Question: I purchased a property (property X) as my main residence in 2007 and purchased a second property (property Y) as an investment property five (5) years later in 2012. We intend to move into property Y and make it our main residence. We are thinking of selling property X. If we do, will we have to pay any capital gains tax? Property Y will then become our main residence. When we sell property Y, sometime in the future, will capital gains tax be involved? Alternatively, we could rent out property X. If we sell it later, will capital gains tax be based on the value growth of the house from when we rented it to the time we sell it?
Answer: On the assumption that both properties are less than five (5) acres in area, if you sell property X and then move into property Y, the capital gain on property X will be exempt from capital gains tax. Furthermore, you will also be able to cover property Y with your main residence exemption for the six (6) months before you sold property X even though it may be rented out during this time.
However, there will be some capital gains tax on property Y unless you manage to sell property X within six (6) months of buying property Y.
Irrespective of the option you choose, there is no way of avoiding capital gains tax liability on property Y if the gap between buying property Y and selling property X is more than six (6) months.
As always, capital gains tax creates a record keeping nightmare. You will be required to keep the necessary capital gains tax records for the whole time you own property Y. Capital gains tax may only be payable in the first few months but this must be calculated by first working out the capital gain for the whole period of ownership and apportioning that amount on a basis of days covered by your main residence exemption and days not covered.
The law also allows you to increase your cost base by almost anything associated with the property that you haven’t otherwise claimed as a tax deduction. This can include interest, rates, mowing, etc. So all the costs you incur whilst you live there will work towards reducing your capital gain tax liability because the whole gain is calculated first, then apportioned. Diligent record-keeping may even see you eliminate your capital gains tax!
If you decide to rent out property X, then its cost base is reset to the market value when it first produced income and the purchase date is reset to the date it first produced income.
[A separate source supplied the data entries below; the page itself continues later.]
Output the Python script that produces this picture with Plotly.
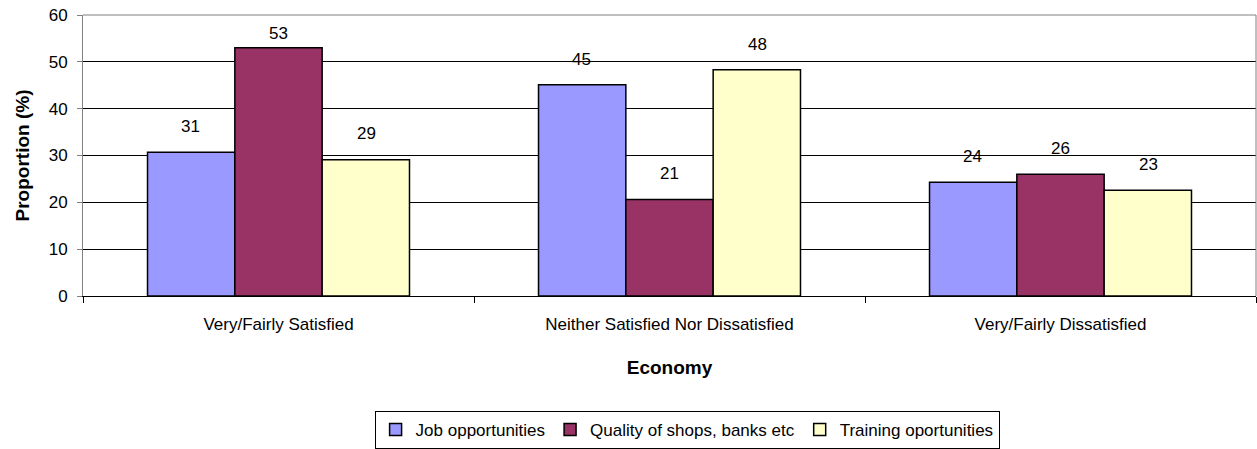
import plotly.graph_objects as go

categories = ["Very/Fairly Satisfied", "Neither Satisfied Nor Dissatisfied", "Very/Fairly Dissatisfied"]
series_names = ["Job opportunities", "Quality of shops, banks etc", "Training oportunities"]
job_opportunities = [30.7, 45.1, 24.3]
quality_of_shops = [53.0, 20.6, 26.0]
training_opportunities = [29.1, 48.3, 22.6]
series_values = [job_opportunities, quality_of_shops, training_opportunities]
series_colors = ["#9999FF", "#993366", "#FFFFCC"]
y_ticks = [0, 10, 20, 30, 40, 50, 60]

FONT = "Liberation Sans, Arial, sans-serif"
FS = 17
TITLE_FS = 19

fig = go.Figure()
for name, vals, col in zip(series_names, series_values, series_colors):
    fig.add_trace(go.Bar(
        name=name, x=categories, y=vals,
        marker=dict(color=col, line=dict(color="#000000", width=1.5)),
    ))

# value labels floating above each bar, kept inside the plot area near the top
offsets = [-1, 0, 1]
for k, vals in enumerate(series_values):
    for i, v in enumerate(vals):
        fig.add_annotation(
            x=i + offsets[k] * 0.224, y=min(v + 5.5, 56.0), xref="x", yref="y",
            text=f"{v:.0f}", showarrow=False, yanchor="middle",
            font=dict(family=FONT, size=FS, color="#000000"),
        )

fig.update_layout(
    width=1257, height=449,
    margin=dict(l=83, r=1, t=15, b=152),
    paper_bgcolor="#FFFFFF", plot_bgcolor="#FFFFFF",
    barmode="group", bargap=0.33, bargroupgap=0,
    font=dict(family=FONT, size=FS, color="#000000"),
    showlegend=True,
    legend=dict(
        orientation="h", x=0.515, xanchor="center", y=-0.408, yanchor="top",
        bordercolor="#000000", borderwidth=1, font=dict(size=FS),
        itemwidth=30, tracegroupgap=0,
    ),
    xaxis=dict(
        type="category", showline=True, linecolor="#000000", linewidth=1,
        ticks="outside", tickson="boundaries", ticklen=6, tickcolor="#000000",
        tickfont=dict(size=FS), ticklabelstandoff=13,
        title=dict(text="<b>Economy</b>", font=dict(size=TITLE_FS), standoff=27),
    ),
    yaxis=dict(
        range=[0, 60], tickvals=y_ticks, showgrid=True, gridcolor="#000000", gridwidth=1,
        showline=True, linecolor="#808080", linewidth=1,
        ticks="outside", ticklen=5, tickcolor="#808080", tickfont=dict(size=FS),
        ticklabelstandoff=6,
        title=dict(text="<b>Proportion (%)</b>", font=dict(size=TITLE_FS), standoff=14),
        zeroline=False,
    ),
)

# thin grey frame on the top and right edges of the plot area
fig.add_shape(type="line", xref="paper", yref="paper", x0=0, x1=1, y0=1, y1=1,
              line=dict(color="#808080", width=1))
fig.add_shape(type="line", xref="paper", yref="paper", x0=1, x1=1, y0=0, y1=1,
              line=dict(color="#808080", width=1))

fig.write_html("out.html")
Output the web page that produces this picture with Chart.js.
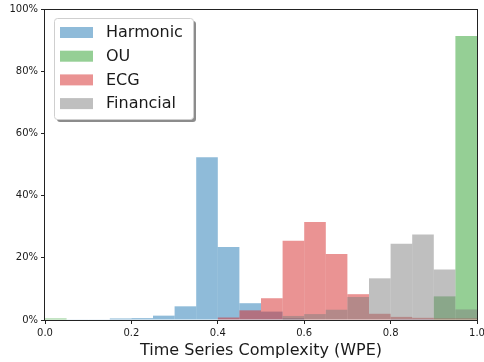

So you will have to wait twelve (12) months from that date for the 50% capital gains discount to apply.
You do have the option of continuing to treat property X with your main residence exemption for up to six (6) years whilst it is rented out, but this will expose property Y to capital gains tax during this time.
As you won’t be entitled to a tax deduction for the expenses associated with property Y because you are living there, then its cost base will grow at a greater rate than property X. The good news is you don’t have to decide which property to cover as your main residence exemption until you sell one of them. So it is important that you keep records for both properties.